According to Blake, the 75,000 word long book gives an "extraordinary insight" into the rock star's career up until the early 1980s.
The memoir is described by Blake as "A perfectly preserved time capsule written when the Stones had produced all their greatest music but still burned with the passion and fire of youth and idealism".
Jagger reportedly struggled to complete the work as “all the years of drugs and debauchery had addled his brain so badly that he could not remember anything”. When the work was finally completed, Blake claims it was turned down by publishers due to it being "light on sex and drugs".
The article includes a taste of the memoir's content, with Blake shining light on his favorite moments: "One of my favourite anecdotes is of Mick returning unannounced to Dartford to see his parents after two years of chaotic world tours, debauchery, mayhem, riots and goodness only knows what else. ‘Oh Michael,’ says his horrified mother on opening the door. ‘Your hair….’"
Blake states that "this book needed to be published" but it's said that Jagger "could not remember any manuscript" and wanted to distance himself from the project.

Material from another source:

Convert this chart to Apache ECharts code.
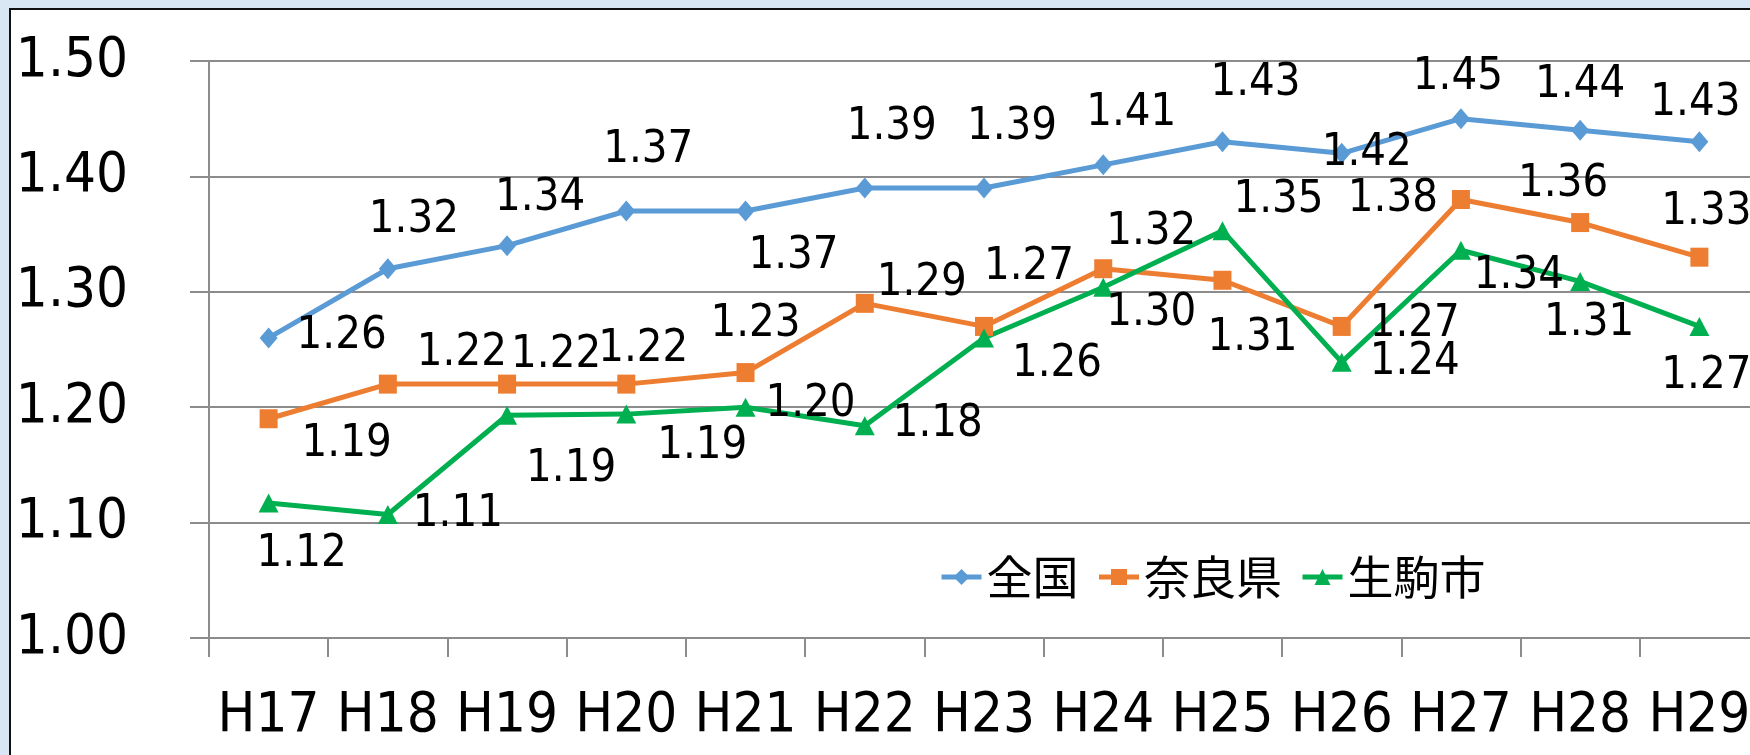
<!DOCTYPE html>
<html>
<head>
<meta charset="utf-8">
<script src="https://cdn.jsdelivr.net/npm/echarts@6/dist/echarts.min.js"></script>
<style>
  html, body { margin: 0; padding: 0; }
  body { width: 1750px; height: 755px; background: #d9e6f3; position: relative; overflow: hidden; }
  .frame { position: absolute; left: 9px; top: 8px; width: 1760px; height: 770px; background: #fff; border: 2px solid #111; box-sizing: border-box; }
  #chart { position: absolute; left: 0; top: 0; width: 1750px; height: 755px; }
</style>
</head>
<body>
<div class="frame"></div>
<div id="chart"></div>
<script>
// データ
const categories = ['H17', 'H18', 'H19', 'H20', 'H21', 'H22', 'H23', 'H24', 'H25', 'H26', 'H27', 'H28', 'H29']
const zenkoku = [1.26, 1.32, 1.34, 1.37, 1.37, 1.39, 1.39, 1.41, 1.43, 1.42, 1.45, 1.44, 1.43]
const nara = [1.19, 1.22, 1.22, 1.22, 1.23, 1.29, 1.27, 1.32, 1.31, 1.27, 1.38, 1.36, 1.33]
const ikoma = [1.117, 1.107, 1.193, 1.194, 1.2, 1.184, 1.26, 1.304, 1.353, 1.239, 1.336, 1.309, 1.27]
const yMin = 1.0
const yMax = 1.5
const yStep = 0.1

// ラベル位置（点からのずれ）
const zenkokuOffsets = [[73, -2], [26, -48], [33, -47], [22, -61], [48, 45], [27, -61], [28, -61], [28, -52], [33, -58], [25, 0], [-3, -41], [0, -45], [-4, -38]]
const naraOffsets = [[78, 26], [74, -31], [49, -29], [17, -35], [10, -48], [57, -20], [45, -59], [48, -36], [30, 58], [73, -2], [-68, 0], [-17, -38], [7, -45]]
const ikomaOffsets = [[33, 51], [70, 0], [64, 54], [76, 32], [65, -3], [73, -1], [73, 26], [48, 26], [56, -30], [73, 0], [58, 26], [9, 42], [7, 50]]

const numFont = "'DejaVu Sans Condensed', 'DejaVu Sans', sans-serif"
const cjkFont = "'Noto Sans CJK JP', sans-serif"

const withLabels = (values, offsets) =>
  values.map((v, i) => ({ value: v, label: { offset: offsets[i] } }))

const makeSeries = (name, values, offsets, color, symbol, symbolSize) => ({
  name,
  type: 'line',
  data: withLabels(values, offsets),
  symbol,
  symbolSize,
  lineStyle: { color, width: 5 },
  itemStyle: { color },
  label: {
    show: true,
    position: 'inside',
    align: 'center',
    verticalAlign: 'middle',
    fontFamily: numFont,
    fontSize: 45,
    color: '#000',
    formatter: (p) => p.value.toFixed(2),
  },
  emphasis: { disabled: true },
  animation: false,
})

const chart = echarts.init(document.getElementById('chart'))
chart.setOption({
  animation: false,
  grid: {
    left: 209,
    right: -9,
    top: 61,
    bottom: 117,
    containLabel: false,
    outerBoundsMode: 'none',
  },
  legend: {
    data: ['全国', '奈良県', '生駒市'],
    left: 934,
    top: 549,
    itemWidth: 40,
    itemHeight: 20,
    itemGap: 18,
    lineStyle: { width: 5 },
    textStyle: { fontFamily: cjkFont, fontSize: 46, color: '#000' },
  },
  xAxis: {
    type: 'category',
    data: categories,
    boundaryGap: true,
    axisLine: { lineStyle: { color: '#8c8c8c', width: 2 } },
    axisTick: { show: true, length: 19, lineStyle: { color: '#8c8c8c', width: 2 } },
    axisLabel: { fontFamily: numFont, fontSize: 56, color: '#000', margin: 50, interval: 0 },
  },
  yAxis: {
    type: 'value',
    min: yMin,
    max: yMax,
    interval: yStep,
    axisLine: { show: true, lineStyle: { color: '#8c8c8c', width: 2 } },
    axisTick: { show: true, length: 19, lineStyle: { color: '#8c8c8c', width: 2 } },
    splitLine: { lineStyle: { color: '#8c8c8c', width: 2 } },
    axisLabel: {
      fontFamily: numFont,
      fontSize: 56,
      color: '#000',
      margin: 81,
      padding: [0, 0, 18, 0],
      formatter: (v) => v.toFixed(2),
    },
  },
  series: [
    makeSeries('全国', zenkoku, zenkokuOffsets, '#5b9bd5', 'diamond', [18, 21]),
    makeSeries('奈良県', nara, naraOffsets, '#ed7d31', 'rect', [18, 19]),
    makeSeries('生駒市', ikoma, ikomaOffsets, '#00b050', 'triangle', [20, 19]),
  ],
})
</script>
</body>
</html>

It is claimed in the article that Jagger was paid a one million pound advance - though he then paid it back.
Blake apologises to fans who would certainly be more than keen to get their hands on the manuscript: "apologies to the 10 million people around the world who would love to read this story. After all, as the philosopher Jagger once said: ‘You can’t always get what you want.’".
The Rolling Stones released the studio covers album Blue & Lonesome in December last year.